Maroc-Espagne : Touche pas à mes agriculteurs !
Plutôt sans merci la guerre qui se poursuit autour de l’accord agricole Maroc-Union européenne. Le lobby agricole espagnol ne cesse de revenir à la charge avec, à chaque fois, un argument peu plausible, mais pas mal déstabilisant. La commission agricole du Parlement Européen vient de rejeter l’accord agricole Maroc-UE.
Incompatibilité des produits agricoles en provenance du Maroc avec les normes sanitaires de sécurité alimentaire et la protection de l’environnement en vigueur dans l’UE. C’est l’argument avancé par la Commission de l’Agriculture du Parlement européen (PE) et qui serait à l’origine du rejet de l’accord agricole présenté par le Maroc le 13 décembre 2010.
« Irrecevable ! », proteste vigoureusement Jawad Kerdoudi, Président de l’Institut Marocain des Relations Internationales (IMRI). Le Maroc est exportateur des fruits et légumes vers l’Europe depuis plusieurs décennies. Il a, de ce fait, mis en place un Organisme public de contrôle des produits agricoles, dûment agréé par la Commission européenne.
Le statut avancé, c’est pour quand ?
Il paraît également que la Maroc mène une politique de dumping pour faire concurrence déloyale à l’agriculture européenne. Lorsqu’on sait que la part du marché des fruits et légumes en provenance du Maroc ne représente que 2,5% des importations totales agricoles extracommunautaires dans l’Union Européenne, on se demande ce que ça serait sans dumping.
De plus, le Ministre de l’Agriculture et de la Pêche Maritime, Aziz Akhannouch, précise que la production marocaine est complémentaire à celle européenne en matière de volume, de calibrage et de calendrier. Ce qui ne devrait en rien menacer les intérêts de l’UE. Du moins, pas « toute » l’Union Européenne.
Alors, des médias espagnols vont jusqu’à évoquer la question du Sahara comme motif pour le gel du processus d’approbation de l’accord agricole par le Parlement Européen !

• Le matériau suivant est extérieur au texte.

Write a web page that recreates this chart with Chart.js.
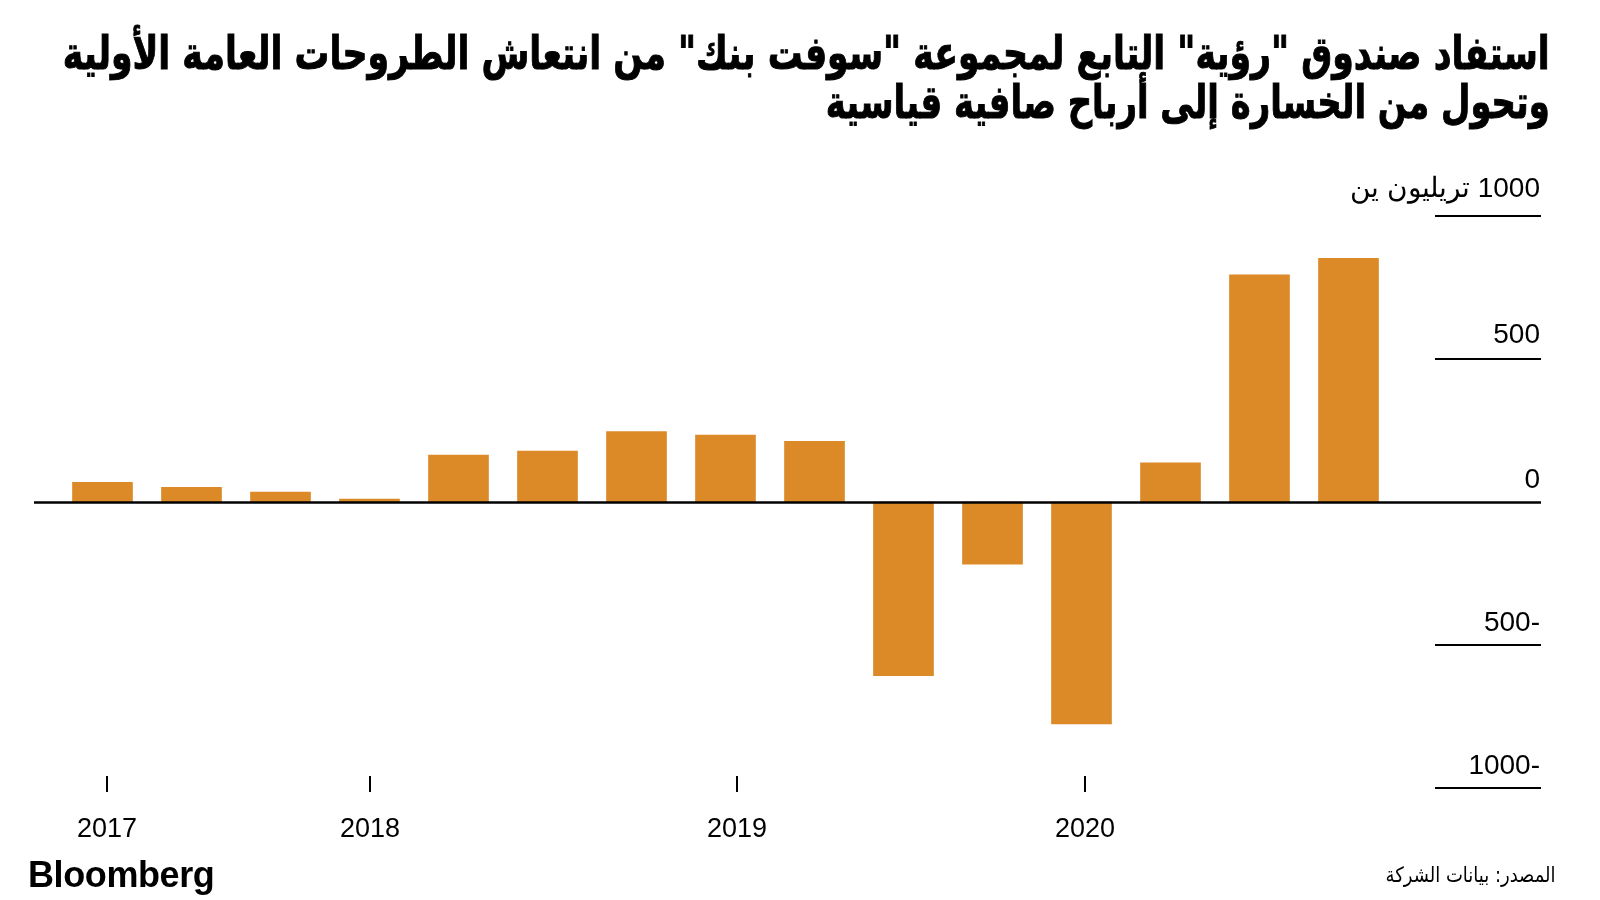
<!DOCTYPE html>
<html lang="ar">
<head>
<meta charset="utf-8">
<script src="https://cdn.jsdelivr.net/npm/chart.js@4"></script>
<style>
html,body{margin:0;padding:0;background:#fff;width:1600px;height:900px;overflow:hidden;}
#wrap{position:relative;width:1600px;height:900px;}
#chart{position:absolute;left:0;top:0;}
.title{position:absolute;right:50px;direction:rtl;font-family:"DejaVu Sans",sans-serif;font-weight:bold;font-size:46px;line-height:46px;white-space:nowrap;transform-origin:right center;color:#000;-webkit-text-stroke:1px #000;}
#t1{top:30px;}
#t2{top:79px;}
#logo{position:absolute;left:28px;top:857px;font-family:"Liberation Sans",Arial,sans-serif;font-weight:bold;font-size:36px;line-height:36px;letter-spacing:-0.4px;color:#000;}
#src{position:absolute;right:44px;top:865px;direction:rtl;font-family:"DejaVu Sans",sans-serif;font-size:21px;line-height:21px;white-space:nowrap;transform-origin:right center;color:#000;}
</style>
</head>
<body>
<div id="wrap">
<canvas id="chart" width="1600" height="900"></canvas>
<div class="title" id="t1">استفاد صندوق "رؤية" التابع لمجموعة "سوفت بنك" من انتعاش الطروحات العامة الأولية</div>
<div class="title" id="t2">وتحول من الخسارة إلى أرباح صافية قياسية</div>
<div id="logo">Bloomberg</div>
<div id="src">المصدر: بيانات الشركة</div>
</div>
<script>
// ---- data ----
const categories = ['Q1 FY2017','Q2 FY2017','Q3 FY2017','Q4 FY2017',
  'Q1 FY2018','Q2 FY2018','Q3 FY2018','Q4 FY2018',
  'Q1 FY2019','Q2 FY2019','Q3 FY2019','Q4 FY2019',
  'Q1 FY2020','Q2 FY2020','Q3 FY2020'];
const profit = [69, 51, 35, 10, 164, 178, 246, 234, 212, -607, -217, -776, 137, 794, 852];
const yTickValues = [1000, 500, 0, -500, -1000];
const yTickLabels = ['1000 تريليون ين', '500', '0', '-500', '-1000'];
const yearLabels = ['2017', '2018', '2019', '2020'];
const yearTickIndex = [0.05, 3.0, 7.13, 11.04];

// ---- fit condensed title widths ----
function fit(id, target){
  const el = document.getElementById(id);
  const w = el.getBoundingClientRect().width;
  const s = target / w;
  el.style.transform = 'scaleX(' + s + ')';
  return s;
}
fit('t1', 1487);
fit('t2', 724);
fit('src', 170);

const BAR = '#DB8A27';
const labelLift = [19, 16, 14, 14, 14];

const axisDeco = {
  id: 'axisDeco',
  afterDatasetsDraw(chart){
    const {ctx, chartArea, scales:{x, y}} = chart;
    ctx.save();
    ctx.fillStyle = '#000';
    ctx.strokeStyle = '#000';
    yTickValues.forEach((v, i) => {
      const py = Math.round(y.getPixelForValue(v));
      ctx.beginPath();
      if (v === 0){
        ctx.lineWidth = 2.6;
        ctx.moveTo(chartArea.left - 24, py + 0.5);
        ctx.lineTo(chartArea.right + 148, py + 0.5);
      } else {
        ctx.lineWidth = 2;
        ctx.moveTo(chartArea.right + 42, py);
        ctx.lineTo(chartArea.right + 148, py);
      }
      ctx.stroke();
      ctx.font = '28px "Liberation Sans", Arial, sans-serif';
      ctx.direction = 'rtl';
      ctx.textAlign = 'right';
      ctx.textBaseline = 'alphabetic';
      ctx.fillText(yTickLabels[i], chartArea.right + 147, py - labelLift[i]);
    });
    const yBottom = y.getPixelForValue(-1000);
    ctx.direction = 'ltr';
    ctx.textAlign = 'center';
    ctx.lineWidth = 2;
    yearLabels.forEach((lab, i) => {
      const px = Math.round(x.getPixelForValue(yearTickIndex[i]));
      ctx.beginPath();
      ctx.moveTo(px, yBottom - 12);
      ctx.lineTo(px, yBottom + 4);
      ctx.stroke();
      ctx.font = '27px "Liberation Sans", Arial, sans-serif';
      ctx.fillText(lab, px, yBottom + 49);
    });
    ctx.restore();
  }
};

new Chart(document.getElementById('chart'), {
  type: 'bar',
  data: {
    labels: categories,
    datasets: [{
      data: profit,
      backgroundColor: BAR,
      borderWidth: 0,
      barThickness: 60
    }]
  },
  options: {
    responsive: false,
    animation: false,
    layout: {padding: {left: 58, right: 207, top: 216, bottom: 112}},
    plugins: {legend: {display: false}, tooltip: {enabled: false}},
    scales: {
      x: {type: 'category', display: false, offset: true},
      y: {display: false, min: -1000, max: 1000}
    }
  },
  plugins: [axisDeco]
});
</script>
</body>
</html>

Tous les moyens sont bons pour empêcher le Maroc de bénéficier réellement du fameux statut avancé auprès de l’Europe, dont il « jouit » depuis 3 ans déjà et qui se trouve bloqué par un arsenal de mesures rédhibitoires à chaque fois que la crise semble poindre à l’autre rive.
Puissant lobbying agricole
Selon des observateurs de la place, le partenariat Maroc/Union européenne est un peu trop dépendant du bon gré des lobbies agricoles. En raison de fortes pressions de ces lobbies, particulièrement espagnols, l’UE a toujours été réticente à l’entrée massive des fruits et légumes marocains, imposant aux producteurs/exportateurs marocains, des contraintes de prix, de calendrier et de contingent.
Cela n’empêche que le lobby espagnol a échoué à freiner les importations de certains produits marocains en mars dernier. A ce titre, une phrase prononcée par John Clarke, Directeur des Affaires Internationales de la Direction générale de l’Agriculture de la Commission Européenne (CE), disant que «la tomate marocaine est plus sûre que l’espagnole», avait soulevé un tollé parmi les légumistes espagnols.
Les eurodéputés espagnols se sont alors fait appuyer dans leurs revendications par leurs collègues du Portugal, d’Italie et de l’Autriche. Ils ont de ce fait réussi à voter à 24 contre 14 pour le rejet de l’accord en question.
La bataille perdue mais pas la guerre…
La décision qui devrait être ratifiée en octobre prochain au sein du PE fait déjà des dégâts, au Maroc comme en Espagne. Le Parti Socialiste paie le prix fort de son engagement en faveur de l’accord agricole Maroc-Union Européenne.
Derrière cet acharnement, le Parti populaire espagnol qui a choisi de porter la voix des associations espagnoles de producteurs de fruits et légumes, irritées de voir un concurrent prendre une petite part supplémentaire du marché européen. Le PPE accuse le PSOE de préserver la cordialité des rapports avec le Maroc au détriment du bien être des agriculteurs espagnols.
De son côté, le Maroc ne compte pas rester spectateur de son exclusion et de sa privation des avantages du statut avancé. Plusieurs médias européens ont d’ailleurs retenu le danger à peine voilé dans la question de M. Akhannouch : « Voulez-vous que 80.000 travailleurs marocains se retrouvent de l’autre côté de la Méditerranée? ».
Reste à voir si le Maroc est assez bon lobbyiste pour regagner la confiance de l’UE d’ici octobre prochain.